Parmi les « trois suicidés de la société » (en référence à l’ouvrage du même nom chez 10/18) -Vaché, Cravan, et donc Jacques Rigaut-, ce dernier fut celui dont la vie se déclina sous l’aile de la mort. Il se contenta d’incarner au mieux l’idéal de subversion et de distinction qui l’habitait. Le fameux leitmotiv du Bartleby de Melville, « I would prefer not to », sorte de résistance passive à toutes les contraintes, fut son seul mot d’ordre.
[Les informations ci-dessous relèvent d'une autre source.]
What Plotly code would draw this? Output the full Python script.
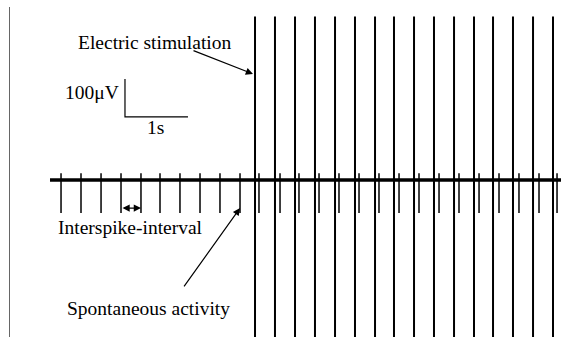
import plotly.graph_objects as go

# ---- data (time in s, amplitude in microvolts) ----
spont_times = [0.175, 0.492, 0.810, 1.127, 1.444, 1.746, 2.063, 2.381, 2.698, 3.016,
               3.317, 3.651, 3.952, 4.270, 4.587, 4.905, 5.222, 5.540, 5.857, 6.175,
               6.492, 6.810, 7.127, 7.444, 7.762, 8.048]
spont_peak = 18      # upward deflection (uV)
spont_trough = -87   # downward deflection (uV)

stim_times = [3.254, 3.571, 3.889, 4.206, 4.524, 4.841, 5.159, 5.460, 5.778, 6.095,
              6.413, 6.730, 7.032, 7.349, 7.667, 7.984]
stim_amp = 430       # stimulation artefact amplitude (uV)

record_start = 0.0
record_end = 8.12

scale_t = 1.0        # s
scale_v = 100.0      # uV
scale_origin = (1.19, 166.0)

FONT = "Liberation Serif, Times New Roman, serif"
FSIZE = 19.5

fig = go.Figure()

# baseline
fig.add_trace(go.Scatter(x=[record_start, record_end], y=[0, 0], mode="lines",
                         line=dict(color="black", width=3.5), hoverinfo="skip"))

# spontaneous spikes
sx, sy = [], []
for t in spont_times:
    sx += [t, t, None]
    sy += [spont_peak, spont_trough, None]
fig.add_trace(go.Scatter(x=sx, y=sy, mode="lines",
                         line=dict(color="black", width=1.5), hoverinfo="skip"))

# stimulation artefacts
tx, ty = [], []
for t in stim_times:
    tx += [t, t, None]
    ty += [stim_amp, -stim_amp, None]
fig.add_trace(go.Scatter(x=tx, y=ty, mode="lines",
                         line=dict(color="black", width=2), hoverinfo="skip"))

# scale bar
x0, y0 = scale_origin
fig.add_trace(go.Scatter(x=[x0, x0, x0 + scale_t], y=[y0 + scale_v, y0, y0], mode="lines",
                         line=dict(color="black", width=1.2), hoverinfo="skip"))

def txt(x, y, s):
    return dict(x=x, y=y, xref="x", yref="y", text=s, showarrow=False,
                font=dict(family=FONT, size=FSIZE, color="black"),
                xanchor="center", yanchor="middle")

def arrow(x, y, ax, ay, side="end"):
    return dict(x=x, y=y, ax=ax, ay=ay, xref="x", yref="y", axref="x", ayref="y",
                text="", showarrow=True, arrowhead=2, arrowsize=1.2, arrowwidth=1.2,
                arrowcolor="black", arrowside=side, standoff=0, startstandoff=0)

annotations = [
    txt(1.651, 361, "Electric stimulation"),
    txt(0.667, 229, "100\u03bcV"),
    txt(1.667, 137, "1s"),
    txt(1.27, -126, "Interspike-interval"),
    txt(1.571, -337, "Spontaneous activity"),
    arrow(3.222, 279, 2.254, 342),
    arrow(3.016, -74, 2.111, -284),
    arrow(spont_times[4], -74, spont_times[3], -74, side="end+start"),
]

fig.update_layout(
    width=561, height=337,
    margin=dict(l=10, r=0, t=7, b=0, pad=0),
    paper_bgcolor="white", plot_bgcolor="white",
    showlegend=False,
    hovermode=False,
    annotations=annotations,
    xaxis=dict(range=[-0.635, 8.111], visible=False, fixedrange=True),
    yaxis=dict(range=[-413.2, 455.3], showline=True, linecolor="#666666", linewidth=1.5,
               showgrid=False, zeroline=False, showticklabels=False, ticks="",
               fixedrange=True),
)

fig.write_html("out.html", config={"displayModeBar": False, "staticPlot": True},
               post_script="document.body.style.margin='0px';document.body.style.overflow='hidden';")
« Essayez, si vous le pouvez, d’arrêter un homme qui voyage avec son suicide à la boutonnière », disait cet indifférent. Artiste sans œuvre (hormis quelques textes épars livrés à des revues et des ébauches réunies dans ses Écrits – Gallimard), ami du groupe Dada, modèle des exclus volontaires et dont la seule ambition fut de disparaître, Jacques Rigaut suivit le précepte qu’il s’était fixé dès l’âge de vingt ans : « nous nous tuerons ce soir si c’est notre bon plaisir ». Une balle en plein cœur l’y aida.
C’est ce dandy désinvolte, un rien cynique, que nous propose de redécouvrir Laurent Cirelli dans son portrait tiré, brillant essai où l’auteur tente de « rejoindre » un modèle en fin de compte inaccessible.
A force de constater que le reflet qu’il apercevait dans le miroir chaque matin ne lui correspondait pas, il décida de passer de l’autre côté du miroir. L’écriture (et l’humour) essaya un temps, mais en vain, de combler cette distance qui le séparait du néant. Bientôt nous serons bien vieux. Il conviendrait de régler ce problème d’ici peu, dit-il en substance.